Why a common standard for sustainability reporting is a necessity for all

By Olivier Boutellis-Taft, CEO of Accountancy Europe

Despite a handful of eccentric comments overheard during COP 28[1], science unequivocally and consistently confirms the climate crisis requires urgent transformative action. The only realistic course of action is to fully engage into a radical transition that fundamentally changes policies and business practices.

While climate is getting most of the limelight, biodiversity destruction, pollution and waste accumulation, soil degeneration, natural resources exhaustion all pose fundamental and systemic risks to the planet’s sustainability. Scientists express growing concerns that we are jeopardising the conditions that make earth liveable.

How can we do business if the planet is not liveable anymore?

This questions the economic model that emerged post World War II and has accelerated exponentially since then.

Company stakeholders have not overlooked these issues. Customers, employees, communities, investors, policymakers and regulators now demand greater accountability and transparency from businesses regarding their impacts on society and the environment.

Markets need useful and credible information on sustainability impacts to make sustainable decisions. Choices, in particular investments, require comparing different options. Having comparable, high-quality sustainability reporting and assurance in the EU (and beyond) is a logical necessity.

In the EU, the Corporate Sustainability Reporting Directive (CSRD) is fundamental to the European efforts to transition to a net zero economy. Under the CSRD, companies have to report in accordance with the European Sustainability Reporting Standards (ESRS) that cover environmental, social, and governance issues, including climate change, biodiversity and human rights. This extends beyond a compliance exercise and considering it as such because it results from regulation, is novel and sometimes very granular would be a mistake. Sustainability reporting is a strategic imperative for humankind and the planet, but it is also a strategic imperative for companies who want to thrive in a changing world. Fully incorporating science and sustainability considerations into strategic decisions, operations, value chains and company culture is the only pragmatic approach to secure the business’ future.

Alignment between the company’s purpose, strategy and culture is essential to ensure a consistent delivery on the sustainability efforts.

There are also proven business opportunities arising from considering ESG matters. These include efficiencies and operational cost reductions, supply chain resilience, better management of business risks, including liability, regulatory, reputation and market risks and attracting talent.

Connecting financial and sustainability reporting is essential to make better decisions and prevent the risk of inconsistencies and loopholes.

It also helps to provide a holistic view of all the factors that may affect value creation and facilitates better integration of physical realities in a world where finance has become the key, if not sole, driver of business decisions. But there is not a finance planet on the one hand and a physical planet on the other.

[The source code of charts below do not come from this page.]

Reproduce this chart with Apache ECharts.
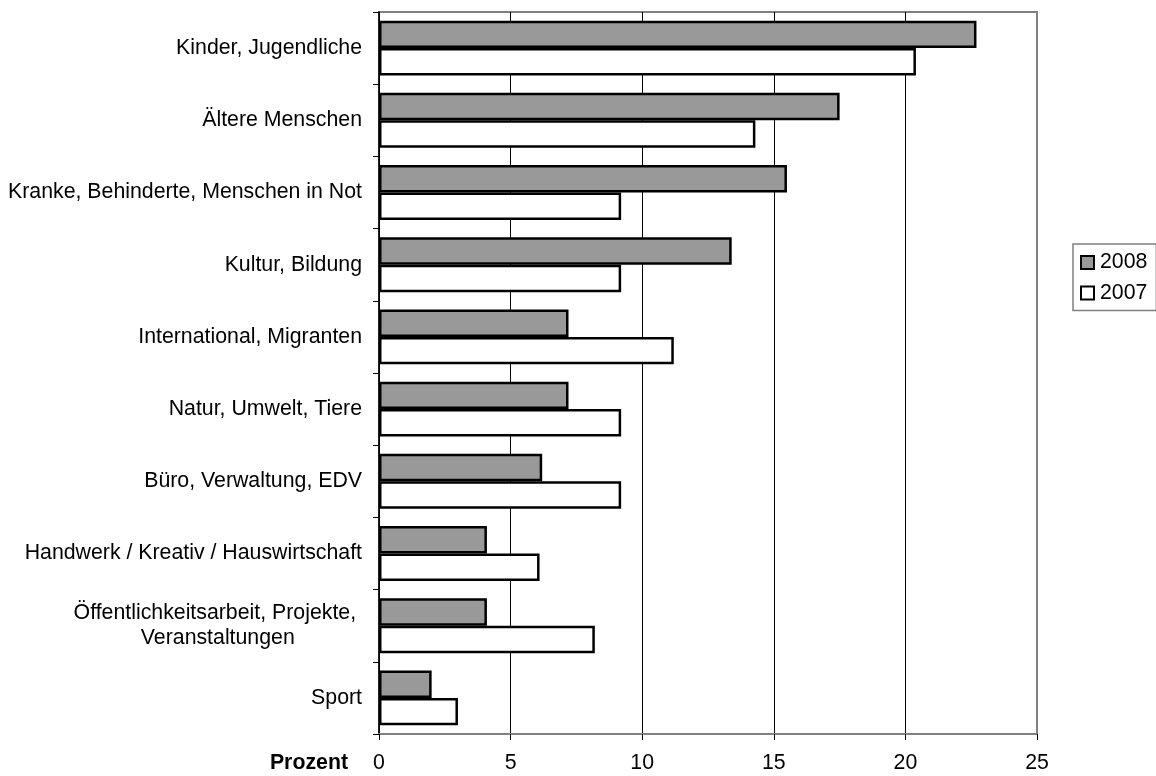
<!DOCTYPE html>
<html>
<head>
<meta charset="utf-8">
<script src="https://cdn.jsdelivr.net/npm/echarts@6/dist/echarts.min.js"></script>
<style>
html,body{margin:0;padding:0;background:#fff;}
#chart{width:1156px;height:776px;}
</style>
</head>
<body>
<div id="chart"></div>
<script>
const categories = [
  "Kinder, Jugendliche",
  "Ältere Menschen",
  "Kranke, Behinderte, Menschen in Not",
  "Kultur, Bildung",
  "International, Migranten",
  "Natur, Umwelt, Tiere",
  "Büro, Verwaltung, EDV",
  "Handwerk / Kreativ / Hauswirtschaft",
  "Öffentlichkeitsarbeit, Projekte, Veranstaltungen",
  "Sport"
];
const values2008 = [22.7, 17.5, 15.5, 13.4, 7.2, 7.2, 6.2, 4.1, 4.1, 2.0];
const values2007 = [20.4, 14.3, 9.2, 9.2, 11.2, 9.2, 9.2, 6.1, 8.2, 3.0];
const xTicks = [0, 5, 10, 15, 20, 25];

const FONT = "'Liberation Sans', Arial, sans-serif";
const FS = 21.3;
const chart = echarts.init(document.getElementById('chart'), null, {renderer: 'canvas'});

chart.setOption({
  animation: false,
  backgroundColor: '#ffffff',
  grid: {
    left: 379, right: 119, top: 12, bottom: 42,
    show: true, borderColor: '#808080', borderWidth: 2, backgroundColor: '#ffffff'
  },
  legend: {
    orient: 'vertical',
    left: 1073, top: 244,
    padding: [8, 9, 7, 7],
    borderColor: '#808080', borderWidth: 1.5,
    itemWidth: 13, itemHeight: 13, itemGap: 9.5,
    icon: 'rect',
    textStyle: {fontFamily: FONT, fontSize: FS, color: '#000', lineHeight: 21, padding: [0, 0, 0, 1]},
    data: ['2008', '2007']
  },
  xAxis: {
    type: 'value',
    min: xTicks[0], max: xTicks[xTicks.length - 1], interval: 5,
    name: 'Prozent',
    nameLocation: 'start',
    nameGap: 31,
    nameTextStyle: {fontFamily: FONT, fontSize: FS, fontWeight: 'bold', color: '#000', verticalAlign: 'top', padding: [19, 0, 0, 0]},
    axisLine: {show: true, lineStyle: {color: '#808080', width: 2}},
    axisTick: {show: true, length: 6, lineStyle: {color: '#000', width: 1}},
    axisLabel: {fontFamily: FONT, fontSize: FS, color: '#000', margin: 19},
    splitLine: {show: true, lineStyle: {color: ['#000', '#000', '#000', '#000', '#000', '#808080'], width: 1}}
  },
  yAxis: {
    type: 'category',
    inverse: true,
    data: categories,
    axisLine: {show: true, lineStyle: {color: '#000', width: 1.5}},
    axisTick: {show: true, length: 6, lineStyle: {color: '#000', width: 1}},
    axisLabel: {
      fontFamily: FONT, fontSize: FS, color: '#000', margin: 17,
      formatter: function (v) {
        if (v.indexOf('Öffentlichkeitsarbeit') === 0) {
          return '{c|Öffentlichkeitsarbeit, Projekte, }\n{c|Veranstaltungen}';
        }
        return v;
      },
      rich: {
        c: {fontFamily: FONT, fontSize: FS, color: '#000', align: 'center', lineHeight: 25}
      }
    },
    splitLine: {show: false}
  },
  series: [
    {
      name: '2008', type: 'bar', data: values2008,
      barGap: '0%', barCategoryGap: '24%',
      itemStyle: {color: '#999999', borderColor: '#000', borderWidth: 2.5}
    },
    {
      name: '2007', type: 'bar', data: values2007,
      barGap: '0%', barCategoryGap: '24%',
      itemStyle: {color: '#ffffff', borderColor: '#000', borderWidth: 2.5}
    }
  ]
});
</script>
</body>
</html>
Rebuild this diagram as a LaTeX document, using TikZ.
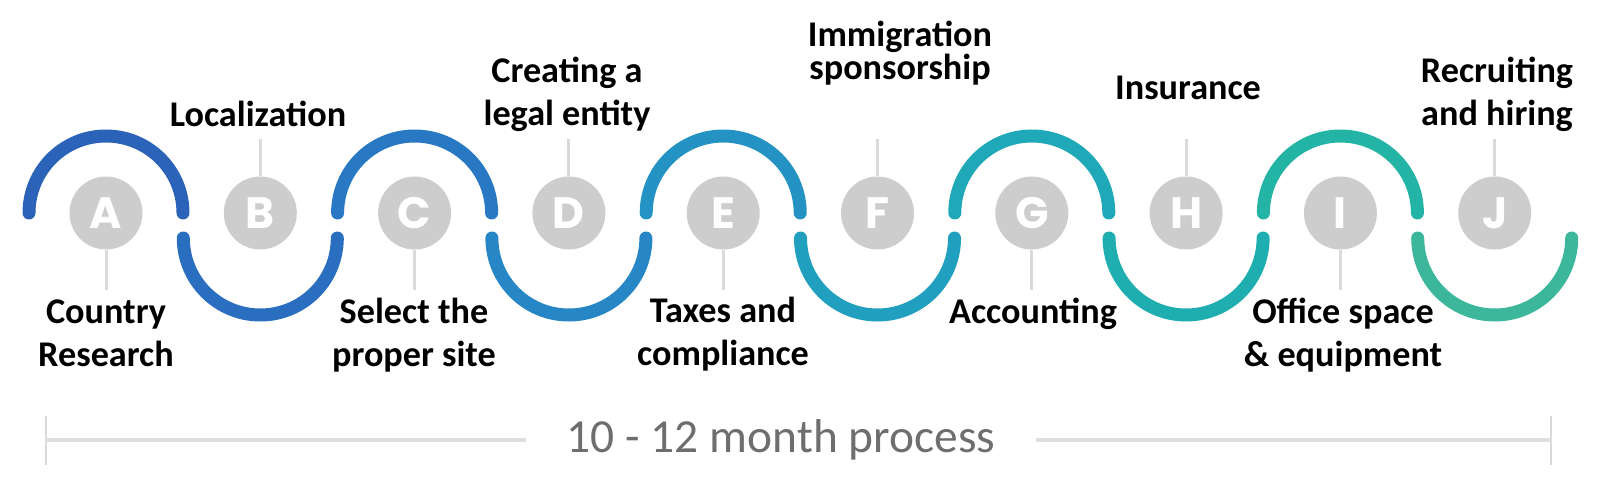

In the end, physical realities always prevail over laws, finance and politics, we cannot extend the planetary boundaries.

By providing comprehensive information beyond finance and commercial strategy, corporate issuers can not only enhance transparency and satisfy a legal and societal demand – they can also increase investors’ trust and secure their loyalty. This is indispensable in view of the massive investments that are required to transform and survive.

To secure this loyalty and restore trust in societies, independent and expert assurance on sustainability information plays a crucial role. It brings reliability, accuracy, and transparency of sustainability-related data and reporting.

Peter Drucker is often quoted with the shorthand “what gets measured gets managed” (though the exact wording may vary). He however wisely added that things get managed “even when it’s pointless to measure and manage them, and even if it harms the purpose of the organisation to do so.” While sustainability impacts need to be measured, unreliable measurement surely is harmful.